Pour sa première exposition individuelle en Allemagne, Pol Taburet (né en 1997, France) transforme et investit les deux étages du Schinkel Pavillon, Berlin, avec de nouveaux groupes d'œuvres comprenant de la sculpture et de la peinture. Le langage pictural expressif de Taburet est souvent inspiré par la nuit, l'obscurité et la tradition vaudou syncrétique de sa Guadeloupe natale des Caraïbes, où les coutumes et rites religieux font partie du quotidien. Sa méthode de travail est instinctive, les thèmes et les significations ne lui apparaissent qu'au cours du processus de création. Des références contemporaines se combinent avec des influences de la peinture classique, du surréalisme et du symbolisme.

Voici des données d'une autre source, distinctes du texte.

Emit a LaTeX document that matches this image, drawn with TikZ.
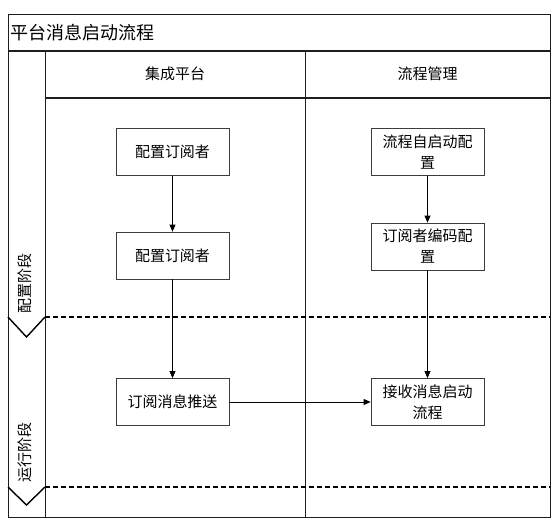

L’architecture du Schinkel Pavillon, fermée au rez-de-chaussée mais s’ouvrant sur un espace aux parois de verre à l’étage, reflète les contrastes présents dans le travail de Taburet – entre intérieur et extérieur, dissimulation et révélation. Ses peintures représentent des créatures mêlant caractéristiques humaines et animales, rendues à l’aide de dégradés à l’aérographe et de coups de pinceau précis. Oscillant entre présence et absence, ces figures traduisent son intérêt pour les identités changeantes et les états psychologiques fluctuants. Aux côtés de ses peintures, l’exposition présente des sculptures en bronze qui transposent ses sujets picturaux dans l’espace tridimensionnel, renforçant ainsi les thèmes de la métamorphose et de la dualité.
Au cœur de l’exposition se trouve la légende de Papa Tonnerre, une figure muette accablée par les secrets des autres. Dans son silence, il devient le confesseur du village, portant sur son corps le poids des désirs, des vices et des peurs. Aspirant à se libérer, il conclut un pacte avec une sorcière, obtenant la parole en échange d’un ensemble de reliques volées : une cloche, une trompette, une fiole à tête de bête et du poivre. Mais sa nouvelle voix précipite sa chute – submergé par la rage, il trahit ceux qui lui avaient accordé leur confiance, révélant au grand jour leurs vérités les plus sombres. Son châtiment est l’exil : condamné à parler éternellement dans le vide, sans jamais être entendu.